What this task involves » Please set down all the lines beneath this one exactly, without the pictures.

━━━ Recorded data ━━━

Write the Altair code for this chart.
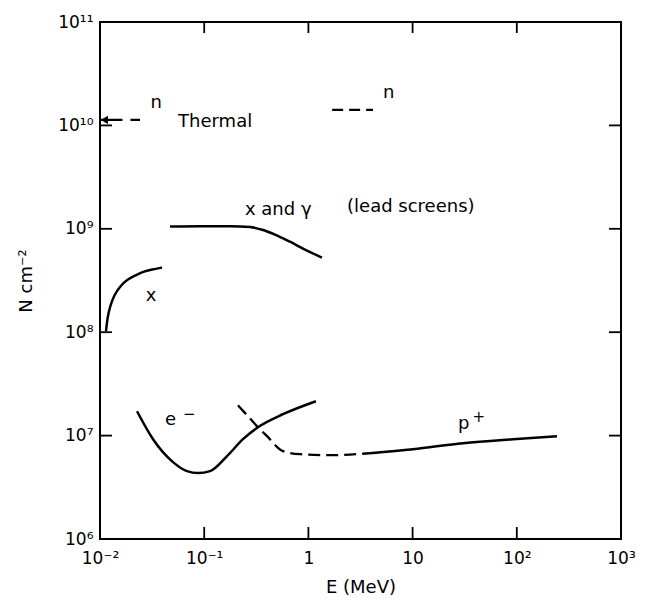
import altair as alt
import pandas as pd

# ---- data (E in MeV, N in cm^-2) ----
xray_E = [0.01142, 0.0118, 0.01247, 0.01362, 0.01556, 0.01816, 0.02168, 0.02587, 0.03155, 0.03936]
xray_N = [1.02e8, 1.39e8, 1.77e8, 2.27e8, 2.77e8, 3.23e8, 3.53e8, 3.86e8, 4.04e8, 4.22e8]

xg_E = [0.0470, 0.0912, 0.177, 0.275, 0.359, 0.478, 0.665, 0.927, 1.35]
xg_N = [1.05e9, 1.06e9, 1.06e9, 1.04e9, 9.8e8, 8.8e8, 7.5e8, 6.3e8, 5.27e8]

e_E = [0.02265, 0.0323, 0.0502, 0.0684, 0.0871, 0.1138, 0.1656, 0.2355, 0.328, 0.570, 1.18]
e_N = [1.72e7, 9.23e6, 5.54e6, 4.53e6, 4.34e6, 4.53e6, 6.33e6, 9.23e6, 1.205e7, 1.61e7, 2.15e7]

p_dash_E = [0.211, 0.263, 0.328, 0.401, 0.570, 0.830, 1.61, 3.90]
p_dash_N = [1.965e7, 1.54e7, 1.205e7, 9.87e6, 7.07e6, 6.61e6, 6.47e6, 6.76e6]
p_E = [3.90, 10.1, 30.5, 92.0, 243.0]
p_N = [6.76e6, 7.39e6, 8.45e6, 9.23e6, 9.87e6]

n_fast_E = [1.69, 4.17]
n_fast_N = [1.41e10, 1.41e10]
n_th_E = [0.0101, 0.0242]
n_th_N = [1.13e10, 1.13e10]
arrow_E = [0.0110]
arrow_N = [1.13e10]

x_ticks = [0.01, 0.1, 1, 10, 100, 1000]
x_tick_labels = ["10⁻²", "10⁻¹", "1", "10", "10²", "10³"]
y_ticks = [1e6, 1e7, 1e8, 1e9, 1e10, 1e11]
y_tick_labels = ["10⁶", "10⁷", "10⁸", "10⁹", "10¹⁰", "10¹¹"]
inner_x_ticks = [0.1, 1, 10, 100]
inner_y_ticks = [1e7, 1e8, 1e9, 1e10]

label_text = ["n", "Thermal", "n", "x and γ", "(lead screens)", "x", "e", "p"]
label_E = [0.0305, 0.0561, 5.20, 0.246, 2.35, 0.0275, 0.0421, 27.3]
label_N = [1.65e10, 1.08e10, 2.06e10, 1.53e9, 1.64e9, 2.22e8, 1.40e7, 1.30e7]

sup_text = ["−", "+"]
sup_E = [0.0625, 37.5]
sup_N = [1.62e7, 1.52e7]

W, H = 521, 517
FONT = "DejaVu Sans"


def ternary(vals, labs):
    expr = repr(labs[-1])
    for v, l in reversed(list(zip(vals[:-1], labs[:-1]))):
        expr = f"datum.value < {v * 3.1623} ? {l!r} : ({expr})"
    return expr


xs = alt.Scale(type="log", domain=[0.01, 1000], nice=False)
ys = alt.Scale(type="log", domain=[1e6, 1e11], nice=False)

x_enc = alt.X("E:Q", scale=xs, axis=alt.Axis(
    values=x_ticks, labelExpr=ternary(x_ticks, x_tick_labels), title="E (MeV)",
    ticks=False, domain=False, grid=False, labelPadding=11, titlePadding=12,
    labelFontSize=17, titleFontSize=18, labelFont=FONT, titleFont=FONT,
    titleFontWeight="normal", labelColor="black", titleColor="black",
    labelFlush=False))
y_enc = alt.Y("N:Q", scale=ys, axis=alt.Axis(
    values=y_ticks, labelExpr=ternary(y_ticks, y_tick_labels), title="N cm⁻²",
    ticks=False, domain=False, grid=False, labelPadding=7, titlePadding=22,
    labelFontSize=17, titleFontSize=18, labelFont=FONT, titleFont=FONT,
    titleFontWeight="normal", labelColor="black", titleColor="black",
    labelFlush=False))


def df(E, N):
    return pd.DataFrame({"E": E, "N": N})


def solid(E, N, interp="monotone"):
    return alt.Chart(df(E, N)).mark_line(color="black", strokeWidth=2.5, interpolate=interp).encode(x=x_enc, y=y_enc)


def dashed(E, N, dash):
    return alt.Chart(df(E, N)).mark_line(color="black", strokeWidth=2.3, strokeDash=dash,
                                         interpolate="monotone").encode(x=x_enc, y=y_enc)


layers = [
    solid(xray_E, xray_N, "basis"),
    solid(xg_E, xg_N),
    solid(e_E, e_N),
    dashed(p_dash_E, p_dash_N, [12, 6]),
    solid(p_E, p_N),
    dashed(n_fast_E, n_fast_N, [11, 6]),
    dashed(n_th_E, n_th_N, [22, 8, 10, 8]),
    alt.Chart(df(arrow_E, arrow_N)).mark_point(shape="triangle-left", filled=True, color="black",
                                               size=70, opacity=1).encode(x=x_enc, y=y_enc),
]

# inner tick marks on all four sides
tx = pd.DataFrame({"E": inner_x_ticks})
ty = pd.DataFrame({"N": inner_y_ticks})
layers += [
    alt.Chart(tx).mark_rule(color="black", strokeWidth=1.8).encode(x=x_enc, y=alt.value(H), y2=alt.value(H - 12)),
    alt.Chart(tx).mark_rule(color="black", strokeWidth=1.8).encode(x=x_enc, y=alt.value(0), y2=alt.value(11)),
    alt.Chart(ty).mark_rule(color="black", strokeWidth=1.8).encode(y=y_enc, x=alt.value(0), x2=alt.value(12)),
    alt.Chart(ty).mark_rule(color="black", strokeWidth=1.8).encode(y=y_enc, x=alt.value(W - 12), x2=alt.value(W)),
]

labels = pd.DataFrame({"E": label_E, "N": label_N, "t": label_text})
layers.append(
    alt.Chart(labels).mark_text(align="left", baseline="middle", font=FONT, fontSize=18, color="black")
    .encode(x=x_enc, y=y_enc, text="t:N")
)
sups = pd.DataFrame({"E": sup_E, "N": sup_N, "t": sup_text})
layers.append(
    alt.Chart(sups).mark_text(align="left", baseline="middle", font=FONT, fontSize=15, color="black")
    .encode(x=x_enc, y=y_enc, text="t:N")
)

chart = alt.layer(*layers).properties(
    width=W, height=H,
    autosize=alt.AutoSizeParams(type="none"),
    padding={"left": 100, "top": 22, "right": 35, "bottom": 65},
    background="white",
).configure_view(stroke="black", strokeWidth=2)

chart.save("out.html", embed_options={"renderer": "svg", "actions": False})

━━━

Answer for this exercise »
Write the Altair code for this chart.
import altair as alt
import pandas as pd

# ---- data (E in MeV, N in cm^-2) ----
xray_E = [0.01142, 0.0118, 0.01247, 0.01362, 0.01556, 0.01816, 0.02168, 0.02587, 0.03155, 0.03936]
xray_N = [1.02e8, 1.39e8, 1.77e8, 2.27e8, 2.77e8, 3.23e8, 3.53e8, 3.86e8, 4.04e8, 4.22e8]

xg_E = [0.0470, 0.0912, 0.177, 0.275, 0.359, 0.478, 0.665, 0.927, 1.35]
xg_N = [1.05e9, 1.06e9, 1.06e9, 1.04e9, 9.8e8, 8.8e8, 7.5e8, 6.3e8, 5.27e8]

e_E = [0.02265, 0.0323, 0.0502, 0.0684, 0.0871, 0.1138, 0.1656, 0.2355, 0.328, 0.570, 1.18]
e_N = [1.72e7, 9.23e6, 5.54e6, 4.53e6, 4.34e6, 4.53e6, 6.33e6, 9.23e6, 1.205e7, 1.61e7, 2.15e7]

p_dash_E = [0.211, 0.263, 0.328, 0.401, 0.570, 0.830, 1.61, 3.90]
p_dash_N = [1.965e7, 1.54e7, 1.205e7, 9.87e6, 7.07e6, 6.61e6, 6.47e6, 6.76e6]
p_E = [3.90, 10.1, 30.5, 92.0, 243.0]
p_N = [6.76e6, 7.39e6, 8.45e6, 9.23e6, 9.87e6]

n_fast_E = [1.69, 4.17]
n_fast_N = [1.41e10, 1.41e10]
n_th_E = [0.0101, 0.0242]
n_th_N = [1.13e10, 1.13e10]
arrow_E = [0.0110]
arrow_N = [1.13e10]

x_ticks = [0.01, 0.1, 1, 10, 100, 1000]
x_tick_labels = ["10⁻²", "10⁻¹", "1", "10", "10²", "10³"]
y_ticks = [1e6, 1e7, 1e8, 1e9, 1e10, 1e11]
y_tick_labels = ["10⁶", "10⁷", "10⁸", "10⁹", "10¹⁰", "10¹¹"]
inner_x_ticks = [0.1, 1, 10, 100]
inner_y_ticks = [1e7, 1e8, 1e9, 1e10]

label_text = ["n", "Thermal", "n", "x and γ", "(lead screens)", "x", "e", "p"]
label_E = [0.0305, 0.0561, 5.20, 0.246, 2.35, 0.0275, 0.0421, 27.3]
label_N = [1.65e10, 1.08e10, 2.06e10, 1.53e9, 1.64e9, 2.22e8, 1.40e7, 1.30e7]

sup_text = ["−", "+"]
sup_E = [0.0625, 37.5]
sup_N = [1.62e7, 1.52e7]

W, H = 521, 517
FONT = "DejaVu Sans"


def ternary(vals, labs):
    expr = repr(labs[-1])
    for v, l in reversed(list(zip(vals[:-1], labs[:-1]))):
        expr = f"datum.value < {v * 3.1623} ? {l!r} : ({expr})"
    return expr


xs = alt.Scale(type="log", domain=[0.01, 1000], nice=False)
ys = alt.Scale(type="log", domain=[1e6, 1e11], nice=False)

x_enc = alt.X("E:Q", scale=xs, axis=alt.Axis(
    values=x_ticks, labelExpr=ternary(x_ticks, x_tick_labels), title="E (MeV)",
    ticks=False, domain=False, grid=False, labelPadding=11, titlePadding=12,
    labelFontSize=17, titleFontSize=18, labelFont=FONT, titleFont=FONT,
    titleFontWeight="normal", labelColor="black", titleColor="black",
    labelFlush=False))
y_enc = alt.Y("N:Q", scale=ys, axis=alt.Axis(
    values=y_ticks, labelExpr=ternary(y_ticks, y_tick_labels), title="N cm⁻²",
    ticks=False, domain=False, grid=False, labelPadding=7, titlePadding=22,
    labelFontSize=17, titleFontSize=18, labelFont=FONT, titleFont=FONT,
    titleFontWeight="normal", labelColor="black", titleColor="black",
    labelFlush=False))


def df(E, N):
    return pd.DataFrame({"E": E, "N": N})


def solid(E, N, interp="monotone"):
    return alt.Chart(df(E, N)).mark_line(color="black", strokeWidth=2.5, interpolate=interp).encode(x=x_enc, y=y_enc)


def dashed(E, N, dash):
    return alt.Chart(df(E, N)).mark_line(color="black", strokeWidth=2.3, strokeDash=dash,
                                         interpolate="monotone").encode(x=x_enc, y=y_enc)


layers = [
    solid(xray_E, xray_N, "basis"),
    solid(xg_E, xg_N),
    solid(e_E, e_N),
    dashed(p_dash_E, p_dash_N, [12, 6]),
    solid(p_E, p_N),
    dashed(n_fast_E, n_fast_N, [11, 6]),
    dashed(n_th_E, n_th_N, [22, 8, 10, 8]),
    alt.Chart(df(arrow_E, arrow_N)).mark_point(shape="triangle-left", filled=True, color="black",
                                               size=70, opacity=1).encode(x=x_enc, y=y_enc),
]

# inner tick marks on all four sides
tx = pd.DataFrame({"E": inner_x_ticks})
ty = pd.DataFrame({"N": inner_y_ticks})
layers += [
    alt.Chart(tx).mark_rule(color="black", strokeWidth=1.8).encode(x=x_enc, y=alt.value(H), y2=alt.value(H - 12)),
    alt.Chart(tx).mark_rule(color="black", strokeWidth=1.8).encode(x=x_enc, y=alt.value(0), y2=alt.value(11)),
    alt.Chart(ty).mark_rule(color="black", strokeWidth=1.8).encode(y=y_enc, x=alt.value(0), x2=alt.value(12)),
    alt.Chart(ty).mark_rule(color="black", strokeWidth=1.8).encode(y=y_enc, x=alt.value(W - 12), x2=alt.value(W)),
]

labels = pd.DataFrame({"E": label_E, "N": label_N, "t": label_text})
layers.append(
    alt.Chart(labels).mark_text(align="left", baseline="middle", font=FONT, fontSize=18, color="black")
    .encode(x=x_enc, y=y_enc, text="t:N")
)
sups = pd.DataFrame({"E": sup_E, "N": sup_N, "t": sup_text})
layers.append(
    alt.Chart(sups).mark_text(align="left", baseline="middle", font=FONT, fontSize=15, color="black")
    .encode(x=x_enc, y=y_enc, text="t:N")
)

chart = alt.layer(*layers).properties(
    width=W, height=H,
    autosize=alt.AutoSizeParams(type="none"),
    padding={"left": 100, "top": 22, "right": 35, "bottom": 65},
    background="white",
).configure_view(stroke="black", strokeWidth=2)

chart.save("out.html", embed_options={"renderer": "svg", "actions": False})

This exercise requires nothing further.